Gone whaling

Herman Melville‘s classic Moby-Dick (1851) is a great book and unlike any other novel I’ve read, but I’ve been at it for so long that I’m very happy to see the back of it!

I first cracked it open in May 2015 on a ferry back to Helsinki from Tallinn, Estonia, where I’d bought it in a nice little bookshop. It all started so well: how lovely to read about “getting to sea” on the gentle glimmering waves of the Baltic Sea! Fine, Melville’s a bit verbose here and there, but Ishmael‘s witty remarks and explorations on shore, such as sharing a bed with the Polynesian harpooner Queequeg at an inn, make up for it. Ishmael meets the broody Ahab, the captain of the Pequod and a man on a mission to kill the whale that maimed his leg—all good. It’s only when the long whale hunting journey begins in earnest that my attention started to waver.

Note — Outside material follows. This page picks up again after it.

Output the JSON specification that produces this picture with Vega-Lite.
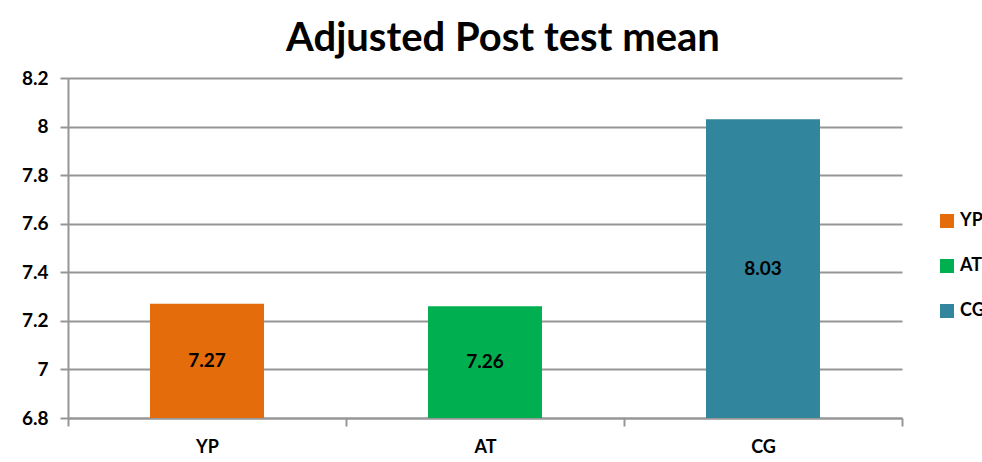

Moby-Dick is about whales, and one whale in particular. The premise is very straightforward: Ahab wants to find the monstrous white whale called Moby-Dick, dissimilar to any other whale cruising the bottomless waters of the worlds, and kill it. This jolly pair have met before, and thanks to that encounter Ahab now clunks around with a wooden leg. Ishmael is the narrator of the story, and hovers somewhere between an omniscient narrator and an active participant in the story as a sailor on the Pequod.